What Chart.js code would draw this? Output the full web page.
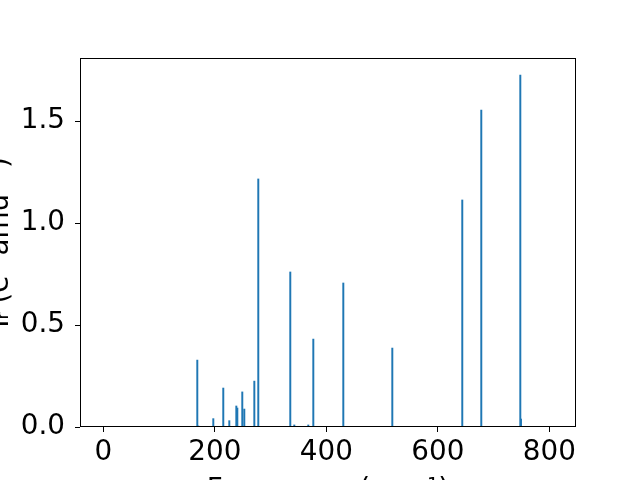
<!DOCTYPE html>
<html>
<head>
<meta charset="utf-8">
<script src="https://cdn.jsdelivr.net/npm/chart.js@4/dist/chart.umd.min.js"></script>
<style>
  html, body { margin: 0; padding: 0; background: #fff; overflow: hidden; }
  #wrap { position: relative; width: 640px; height: 480px; overflow: hidden; }
  #irChart { position: absolute; left: -20px; top: 0; }
</style>
</head>
<body>
<div id="wrap"><canvas id="irChart" width="660" height="520"></canvas></div>
<script>
// frequencies (cm^-1) and IR intensities
const frequencies = [168.6, 170.4, 197.3, 215.2, 226.0, 238.6, 240.4, 249.3, 252.9, 270.9,
                     278.0, 335.4, 342.6, 367.7, 376.7, 430.5, 518.4, 643.9, 678.0, 748.0, 749.2];
const intensities = [0.328, 0.005, 0.041, 0.191, 0.031, 0.103, 0.093, 0.172, 0.088, 0.225,
                     1.216, 0.760, 0.010, 0.010, 0.431, 0.706, 0.387, 1.113, 1.554, 1.725, 0.039];
const xTicks = [0, 200, 400, 600, 800];
const yTicks = [0.0, 0.5, 1.0, 1.5];

const fontFamily = '"DejaVu Sans", sans-serif';
const blue = '#1f77b4';

// 枠線 (matplotlib風の四辺)
const framePlugin = {
    id: 'frame',
    afterDraw(chart) {
        const {ctx, chartArea: a} = chart;
        ctx.save();
        ctx.strokeStyle = '#000';
        ctx.lineWidth = 1;
        ctx.strokeRect(Math.round(a.left) + 0.5, Math.round(a.top) + 0.5,
                       Math.round(a.right - a.left) - 1, Math.round(a.bottom - a.top) - 1);
        ctx.restore();
    }
};

const ctx = document.getElementById('irChart').getContext('2d');

const irChart = new Chart(ctx, {
    type: 'bar',
    data: {
        datasets: [{
            data: frequencies.map((f, i) => ({x: f, y: intensities[i]})),
            backgroundColor: blue,
            borderWidth: 0,
            barThickness: 1.3,
        }]
    },
    options: {
        responsive: false,
        animation: false,
        devicePixelRatio: 1,
        layout: { padding: { left: 0, top: 58, right: 64, bottom: 8.3 } },
        plugins: {
            legend: { display: false },
            tooltip: { enabled: false },
        },
        scales: {
            x: {
                type: 'linear',
                offset: false,
                min: -41.8,
                max: 847.9,
                afterFit(scale) { scale.height = 84.7; },
                afterBuildTicks(scale) { scale.ticks = xTicks.map(v => ({value: v})); },
                grid: { offset: false, drawOnChartArea: false, drawTicks: true, tickLength: 5, color: '#000' },
                border: { display: false },
                ticks: {
                    color: '#000',
                    padding: 4,
                    maxRotation: 0,
                    font: { family: fontFamily, size: 27.8 },
                    callback: v => String(v),
                },
                title: {
                    display: true,
                    text: 'Frequency (cm⁻¹)',
                    color: '#000',
                    font: { family: fontFamily, size: 27.8 },
                },
            },
            y: {
                min: 0,
                max: 1.809,
                afterFit(scale) { scale.width = 100; },
                afterBuildTicks(scale) { scale.ticks = yTicks.map(v => ({value: v})); },
                grid: { drawOnChartArea: false, drawTicks: true, tickLength: 5, color: '#000' },
                border: { display: false },
                ticks: {
                    color: '#000',
                    padding: 10,
                    font: { family: fontFamily, size: 27.8 },
                    callback: v => Number(v).toFixed(1),
                },
                title: {
                    display: true,
                    text: 'Iᵣ (e² amu⁻¹)',
                    color: '#000',
                    font: { family: fontFamily, size: 27.8 },
                },
            }
        }
    },
    plugins: [framePlugin],
});
</script>
</body>
</html>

(Exercise goal) Begin at the first line of the data above and repeat each line exactly, stopping after the line containing "const ctx = document.getElementById('irChart').getContext('2d');". Omit the pictures.

(Result of the task)
What Chart.js code would draw this? Output the full web page.
<!DOCTYPE html>
<html>
<head>
<meta charset="utf-8">
<script src="https://cdn.jsdelivr.net/npm/chart.js@4/dist/chart.umd.min.js"></script>
<style>
  html, body { margin: 0; padding: 0; background: #fff; overflow: hidden; }
  #wrap { position: relative; width: 640px; height: 480px; overflow: hidden; }
  #irChart { position: absolute; left: -20px; top: 0; }
</style>
</head>
<body>
<div id="wrap"><canvas id="irChart" width="660" height="520"></canvas></div>
<script>
// frequencies (cm^-1) and IR intensities
const frequencies = [168.6, 170.4, 197.3, 215.2, 226.0, 238.6, 240.4, 249.3, 252.9, 270.9,
                     278.0, 335.4, 342.6, 367.7, 376.7, 430.5, 518.4, 643.9, 678.0, 748.0, 749.2];
const intensities = [0.328, 0.005, 0.041, 0.191, 0.031, 0.103, 0.093, 0.172, 0.088, 0.225,
                     1.216, 0.760, 0.010, 0.010, 0.431, 0.706, 0.387, 1.113, 1.554, 1.725, 0.039];
const xTicks = [0, 200, 400, 600, 800];
const yTicks = [0.0, 0.5, 1.0, 1.5];

const fontFamily = '"DejaVu Sans", sans-serif';
const blue = '#1f77b4';

// 枠線 (matplotlib風の四辺)
const framePlugin = {
    id: 'frame',
    afterDraw(chart) {
        const {ctx, chartArea: a} = chart;
        ctx.save();
        ctx.strokeStyle = '#000';
        ctx.lineWidth = 1;
        ctx.strokeRect(Math.round(a.left) + 0.5, Math.round(a.top) + 0.5,
                       Math.round(a.right - a.left) - 1, Math.round(a.bottom - a.top) - 1);
        ctx.restore();
    }
};

const ctx = document.getElementById('irChart').getContext('2d');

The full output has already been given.